The problem is, as we all danced to Reagan's folksy oral fiddle, all the problems now facing us slowly progressed, as evolutionary laws always do, and while the band played on, the seeds of catastrophe for more and more of humanity were spread. It became, by any measure, the best of times for some and the worst of times for more and more. There was a time in evolution when size mattered. It mattered a lot. The dinosaurs reigned and it seemed they would reign for ever. How could dinosaurs disappear? Well, they did. Today brains matter more than size. Humans have spread over the earth like locusts, devouring everything in sight, including natural resources and species in our way. In our wake we have left depleted natural resources, eliminated thousands of species, polluted our waters, our sky, our soil, and in the process tampered with our climate, species diversity, and generated human population levels which exceed the ability of our planet to enable all people to live a lifestyle now reserved for the few. The game is up. We know it now, at least some of us---not the Rush Limbaugh types---the troughs from which they voraciously feed have never been fuller and their oinking never so loud. They have this illusion that God has personally blessed them (for what is hard to imagine) and feeling possessed by God's spirit and understanding, they become pompous self serving pigs at the trough, feeling more than assured than ever that they have earned their blessings.
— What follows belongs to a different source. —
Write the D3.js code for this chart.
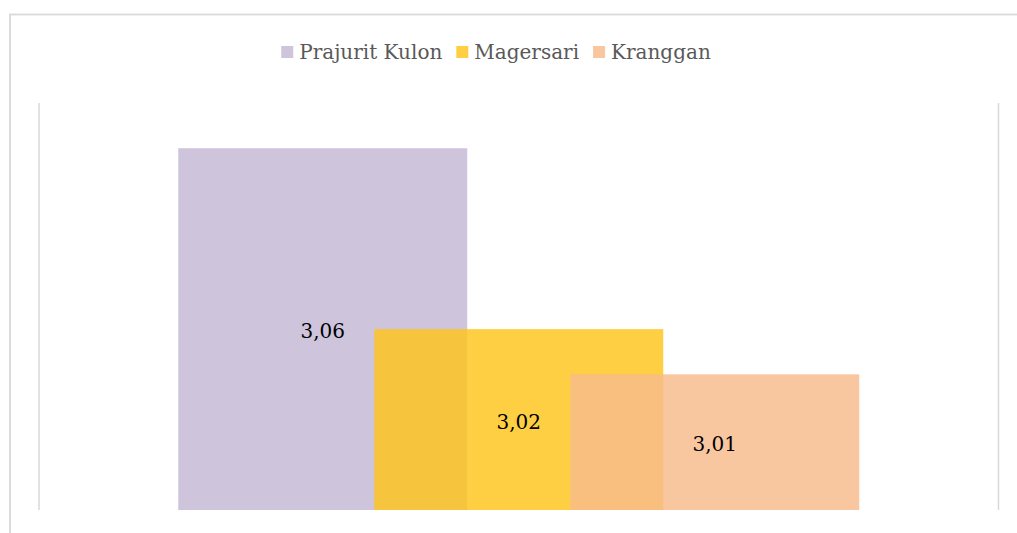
<!DOCTYPE html>
<meta charset="utf-8">
<style>
body { margin: 0; background: #fff; }
text { font-family: "DejaVu Serif", serif; }
.legend text { font-size: 20px; fill: #595959; }
.label { font-size: 20px; fill: #000; }
</style>
<body>
<script src="https://cdn.jsdelivr.net/npm/d3@7"></script>
<script>

var series = ["Prajurit Kulon", "Magersari", "Kranggan"];
var values = [3.06, 3.02, 3.01];
var labels = ["3,06", "3,02", "3,01"];
var colors = ["#c3b7d4", "#ffc51a", "#f7bb8b"];
var yDomain = [2.98, 3.07];

var width = 1017,
    height = 533;

var plot = {left: 39, right: 998.5, top: 103, bottom: 510};

var svg = d3.select("body").append("svg")
    .attr("width", width)
    .attr("height", height);

// chart frame (runs off the right and bottom edge)
svg.append("rect")
    .attr("x", 10)
    .attr("y", 14.5)
    .attr("width", width + 20)
    .attr("height", height + 20)
    .attr("fill", "none")
    .attr("stroke", "#d9d9d9")
    .attr("stroke-width", 1.8);

var y = d3.scaleLinear()
    .domain(yDomain)
    .range([plot.bottom, plot.top]);

// bars overlap: step 196, width 289
var center = (plot.left + plot.right) / 2;
var step = 196, barW = 289;
var x = d3.scalePoint()
    .domain(series)
    .range([center - step, center + step]);

// side lines of plot area
svg.selectAll("line.edge")
    .data([plot.left, plot.right])
  .enter().append("line")
    .attr("class", "edge")
    .attr("x1", function(d) { return d; })
    .attr("x2", function(d) { return d; })
    .attr("y1", plot.top)
    .attr("y2", plot.bottom)
    .attr("stroke", "#d9d9d9")
    .attr("stroke-width", 1.5);

var data = series.map(function(s, i) {
  return {name: s, value: values[i], label: labels[i], color: colors[i]};
});

svg.selectAll("rect.bar")
    .data(data)
  .enter().append("rect")
    .attr("class", "bar")
    .attr("x", function(d) { return x(d.name) - barW / 2; })
    .attr("y", function(d) { return y(d.value); })
    .attr("width", barW)
    .attr("height", function(d) { return y(yDomain[0]) - y(d.value); })
    .attr("fill", function(d) { return d.color; })
    .attr("fill-opacity", 0.82);

svg.selectAll("text.label")
    .data(data)
  .enter().append("text")
    .attr("class", "label")
    .attr("x", function(d) { return x(d.name); })
    .attr("y", function(d) { return (y(d.value) + y(yDomain[0])) / 2; })
    .attr("text-anchor", "middle")
    .attr("dy", ".45em")
    .text(function(d) { return d.label; });

// legend, centred on x=496
var legend = svg.append("g").attr("class", "legend");
var lx = 0;
data.forEach(function(d, i) {
  if (i > 0) lx += 14;
  legend.append("rect")
      .attr("x", lx)
      .attr("y", 46)
      .attr("width", 12)
      .attr("height", 12)
      .attr("fill", d.color)
      .attr("fill-opacity", 0.82);
  var t = legend.append("text")
      .attr("x", lx + 18)
      .attr("y", 59)
      .text(d.name);
  lx += 18 + t.node().getComputedTextLength();
});
legend.attr("transform", "translate(" + (496 - lx / 2) + ",0)");

</script>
I can no more predict the future with any more exactness than anyone else, but I have written about all this coming down the pike for more than 20 years now. Not that I was alone with predicting this, and in fact, none of my thoughts were original. If I have shown any foresight at all it came through the eyes of those far more knowledgeable than I. Some people are original thinkers, I just steal from the insights of others via a lot of reading. To think a lot about life and 'big pictures' probably requires one to be a loner, to enjoy solitude, and nature, and observing things without the noisy clatter of company. I often remark that I never feel less alone than when alone in nature or tilted back in my recliner looking out from the 11th floor. So much of everything in life seems mysterious and beyond comprehension while maybe too much of life seems, upon labored reflection, too real. There is certainly more sadness than merry contentment, and increasingly more people living lives of quiet desperation.
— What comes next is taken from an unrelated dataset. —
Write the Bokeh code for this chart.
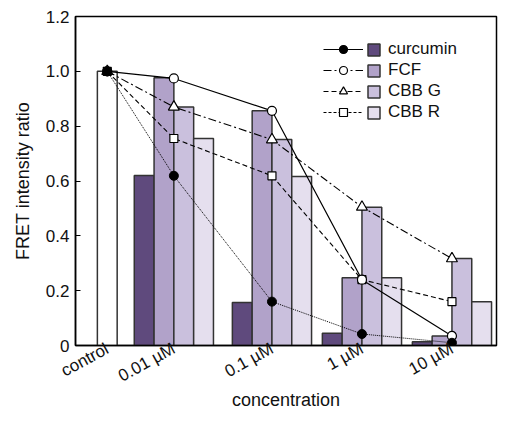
from bokeh.plotting import figure
from bokeh.models import (ColumnDataSource, FixedTicker, Legend, LegendItem, Range1d,
                          NumeralTickFormatter)
from bokeh.core.properties import value
from bokeh.transform import dodge
from bokeh.embed import file_html
from bokeh.resources import INLINE

# ---------------- data ----------------
categories = ["control", "0.01 \u00b5M", "0.1 \u00b5M", "1 \u00b5M", "10 \u00b5M"]
x_pos = [0.17, 0.91, 2.0, 3.0, 4.0]          # category positions on the x axis

series = ["curcumin", "FCF", "CBB G", "CBB R"]

control_value = [1.0]
# bars for the four concentrations (0.01, 0.1, 1, 10 uM)
bar_curcumin = [0.62, 0.157, 0.045, 0.014]
bar_fcf = [0.977, 0.856, 0.247, 0.035]
bar_cbbg = [0.870, 0.751, 0.504, 0.317]
bar_cbbr = [0.755, 0.616, 0.247, 0.160]

# line points (control, 0.01, 0.1, 1, 10 uM)
pt_curcumin = [1.0, 0.619, 0.160, 0.042, 0.010]
pt_fcf = [1.0, 0.974, 0.856, 0.240, 0.035]
pt_cbbg = [1.0, 0.870, 0.751, 0.505, 0.317]
pt_cbbr = [1.0, 0.755, 0.619, 0.240, 0.160]

y_ticks = [0, 0.2, 0.4, 0.6, 0.8, 1.0, 1.2]

# ---------------- styles ----------------
FONT = "Liberation Sans"
bar_colors = ["#5f4a7d", "#b1a2c9", "#cac0dd", "#e5dfee"]
edge = "#333333"
BW = 0.22

p = figure(width=498, height=412, output_backend="svg", toolbar_location=None,
           x_range=Range1d(-0.183, 4.495), y_range=Range1d(0, 1.2),
           min_border_left=75, min_border_right=2, min_border_top=16, min_border_bottom=66)
p.background_fill_color = "white"
p.border_fill_color = "white"
p.outline_line_color = "black"
p.outline_line_width = 1.5
p.xgrid.visible = False
p.ygrid.visible = False

# control bar
ctrl_src = ColumnDataSource(dict(x=[x_pos[0]], top=control_value))
p.vbar(x="x", top="top", width=BW, source=ctrl_src, fill_color="white",
       line_color=edge, line_width=1.5)

bar_src = ColumnDataSource(dict(x=x_pos[1:], curcumin=bar_curcumin, fcf=bar_fcf,
                                cbbg=bar_cbbg, cbbr=bar_cbbr))
bar_renderers = []
for col, off, color in zip(["curcumin", "fcf", "cbbg", "cbbr"],
                           [-1.5 * BW, -0.5 * BW, 0.5 * BW, 1.5 * BW], bar_colors):
    r = p.vbar(x=dodge("x", off, range=p.x_range), top=col, width=BW, source=bar_src,
               fill_color=color, line_color=edge, line_width=1.5)
    bar_renderers.append(r)

pt_src = ColumnDataSource(dict(x=x_pos, curcumin=pt_curcumin, fcf=pt_fcf,
                               cbbg=pt_cbbg, cbbr=pt_cbbr))

# legend samples (line + marker): legend-only renderers holding a single NaN point
nan_src = ColumnDataSource(dict(x=[float("nan")], y=[float("nan")]))
leg_styles = [("solid", "circle", "black"), ("8 3 2 3", "circle", "white"),
              ("5 3", "triangle", "white"), ("3 2", "square", "white")]
line_items = []
for (dash, mk, fill) in leg_styles:
    lr = p.line("x", "y", source=nan_src, line_color="black", line_width=1.2, line_dash=dash)
    sr = p.scatter("x", "y", source=nan_src, marker=mk, size=9, fill_color=fill,
                   line_color="black", line_width=1.2)
    line_items.append(LegendItem(label=value(" "), renderers=[lr, sr]))

# lines
p.line("x", "cbbr", source=pt_src, line_color="black", line_width=1.1, line_dash="5 3")
p.line("x", "cbbg", source=pt_src, line_color="black", line_width=1.1, line_dash="8 3 2 3")
p.line("x", "fcf", source=pt_src, line_color="black", line_width=1.2)
p.line("x", "curcumin", source=pt_src, line_color="black", line_width=1.0, line_dash="1 1")
# markers
p.scatter("x", "cbbr", source=pt_src, marker="square", size=8, fill_color="white",
          line_color="black", line_width=1.2)
p.scatter("x", "cbbg", source=pt_src, marker="triangle", size=11, fill_color="white",
          line_color="black", line_width=1.2)
p.scatter("x", "fcf", source=pt_src, marker="circle", size=9, fill_color="white",
          line_color="black", line_width=1.2)
p.scatter("x", "curcumin", source=pt_src, marker="circle", size=9, fill_color="black",
          line_color="black", line_width=1.0)

legA = Legend(items=line_items, location=(248, 223), orientation="vertical",
              glyph_width=40, glyph_height=20, label_width=0, label_standoff=0,
              label_height=20, spacing=1, padding=0, margin=0,
              border_line_color=None, background_fill_alpha=0,
              label_text_font=FONT, label_text_font_size="17px")
legB = Legend(items=[LegendItem(label=value(s), renderers=[r]) for s, r in zip(series, bar_renderers)],
              location=(291, 223), orientation="vertical",
              glyph_width=15, glyph_height=15, label_standoff=7, label_height=20,
              spacing=1, padding=0, margin=0,
              border_line_color=None, background_fill_alpha=0,
              label_text_font=FONT, label_text_font_size="17px", label_text_color="#111111")
p.add_layout(legA)
p.add_layout(legB)

# axes
p.xaxis.ticker = FixedTicker(ticks=x_pos)
p.xaxis.major_label_overrides = {x: c for x, c in zip(x_pos, categories)}
p.xaxis.major_label_orientation = 0.5
p.xaxis.major_tick_in = 0
p.xaxis.major_tick_out = 0
p.xaxis.minor_tick_line_color = None
p.xaxis.axis_label = "concentration"
p.xaxis.major_label_standoff = 2
p.xaxis.axis_label_standoff = -7

p.yaxis.ticker = FixedTicker(ticks=y_ticks)
p.yaxis.formatter = NumeralTickFormatter(format="0.0")
p.yaxis.major_label_overrides = {0: "0"}
p.yaxis.major_tick_in = 5
p.yaxis.major_tick_out = 0
p.yaxis.minor_tick_line_color = None
p.yaxis.axis_label = "FRET intensity ratio"
p.yaxis.major_label_standoff = 6
p.yaxis.axis_label_standoff = 10

for ax in (p.xaxis, p.yaxis):
    ax.axis_line_color = "black"
    ax.axis_line_width = 1.5
    ax.major_tick_line_color = "black"
    ax.major_label_text_font = FONT
    ax.major_label_text_font_size = "17px"
    ax.major_label_text_color = "#111111"
    ax.axis_label_text_font = FONT
    ax.axis_label_text_font_size = "18px"
    ax.axis_label_text_font_style = "normal"
    ax.axis_label_text_color = "#111111"

open("out.html", "w").write(file_html(p, INLINE))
When Obama say 'Yes We Can', I feel hope but down inside I fear it might be a stupid hope. I say this because it may be too late. We could stop the pollution of the atmosphere right now, today, on a dime, and the climate would still change. It took centuries for us to get to this point and it will take centuries to correct it. In the mean time climate will change and people will suffer. It took centuries for the world to become overpopulated with humans, and we could implement mandatory responsible reproductive practices today, and the world would remain overpopulated for a century or more. And therein lies the catch 22. All the human behavior traits which accompany overpopulation, including wars, genocides, terrorism, refugee camps, etc. will increasingly prey upon all of us until chaos prevails---and more and more people begin to live like those on the West Bank, in the hills of Afghanistan, the streets of Baghdad, the communities of our own urban and rural ghettoes, most of Africa, South American, the Middle East, the Near East, etc. We may finally know what we need to do, but where is the TIME to do this going to come from? Man is the first species with the theoretical ability to avert evolutionary disasters, but in reality, this ability may be too limited, too late, too little.

We may have played with fate too long and Mother Nature is now at bat. On the other hand the neatest thing about human preedictive intelligence is how limited it really is. So maybe, all these reasoned out fears I expound on can still be averted, at least for a remnant of the human species. Whatever, WE go---TIME stays. Say good-night Gracie.